Ensure that the aggregate is well graded (contains a mix of all particle sizes) for compaction and for a durable wearing surface. When the only source material is poorly graded, consider:
- screening the material to remove the excessive particle sizes; or
- blending in the deficient material size.
Because crushed aggregate is expensive to produce, protect it with a base coarse stabilizer (e.g., calcium chloride or magnesium chloride, installed to the manufacturers’ specifications) to prevent the loss of fines. Obtain and rigidly apply specifications for high fines crushed gravel when use of a calcium chloride or related stabilizer is being considered. Note that some stabilizers are not acceptable in community watersheds or near licensed water intakes.
Compaction of the subgrade and surface through the use of equipment designed for this purpose will increase the load-carrying capacity of the road bed and reduce the volume of surfacing material that will be required to maintain the road bed during its service life.
For optimum strength, place the surfacing material in uniform lifts compatible with the compaction equipment that is to be used. Uniformly compact ach lift before being covered with the next lift. To achieve maximum compaction, ensure that the moisture content of the material is close to optimum. Material that is too dry or too wet will not achieve the best compaction. Therefore, during the spreading phase, add water to dry material, or allow saturated material to dry to achieve the optimum moisture content.
All embankments, dikes, streambanks and channels, culvert inlets and outlets, abutment wings, and structure foundations may require protection by the addition of riprap, or other armouring material.
When constructing embankments within active floodplains, take action to prevent erosion of those embankments by forming the entire embankment of non-erodible material. Where this is not possible or practical, armour the fill.
Table 5-2: Indicates the stream velocities that can erode different size materials.

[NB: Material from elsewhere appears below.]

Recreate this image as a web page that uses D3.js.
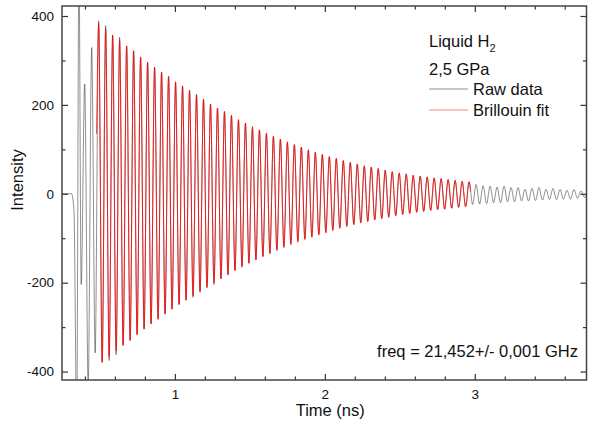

|Material||Diameter (mm)||Mean velocity (m/sec)|
If the embankment is to be formed by one of the materials in Table 5-2 and will likely be subject to velocities at least equal to those corresponding to that material, then use armouring. Several forms of armouring material exist:
- angular and durable riprap (see below);
- sand bags (a very short-term solution only, as bags break down over time);
- concrete, including concrete blocks (quick, easy installation), sprayed concrete (shotcrete or gunnite), or poured-in-place concrete (uncured concrete products should be kept isolated from the stream until the concrete has cured);
- binwalls (for velocities less than 1 m/sec or used in conjunction with riprap and where suitable fill material – cobble, coarse gravel – is readily available); and
- other commercial erosion control systems.
For riprap, ensure that the rock selected is sized to resist peak flow velocities, and graded to act as a filter to resist movement of underling soil through the riprap (all in accordance with the approved design). Place the riprap on firm, stable ground, taking care to provide mass stability and a regular surface with a minimum of voids. Place it horizontally to form an apron, and trench it below the scour depth. Consider keying it into the bed of a watercourse below the scour depth where acceptable to the environmental agencies.
Ensure that all workers on the site are familiar with the requirements for the use, storage, and disposal of litter, equipment fuel, and servicing products. Those most commonly associated with road construction are:
- waste oil and grease and spoiled fuel;
- refuse: camp garbage, waste paper, old machine parts, and damaged culvert pipe;
- batteries and battery acid;
- sewage and litter: where camps are to be established, sewage disposal via permitted septic systems is required; and
- fuel storage (a permit from the appropriate agencies is required for the establishment of fuel tank farms).
Ensure that all ministry contractors have petroleum product spill response kits on hand, and that personnel are familiar with spill containment procedures. Refer to the BC Timber Sales Environmental Management System Manual (PDF), which contains information on environmental policy, training, awareness and competence, emergency preparedness and response and records, among other items. Spill kit contents vary by type of work, potential size of spill, and impact potential, covering a range of incidents, from minor hydraulic leaks to major watercourse spills. At a minimum, ensure that each machine has a spill kit with extra absorbents in the support vehicle.
Dispose of waste and contaminated materials as appropriate and in accordance with the relevant federal and provincial statutes, including:
- burying; or
- containing and removing from the site to an approved disposal location.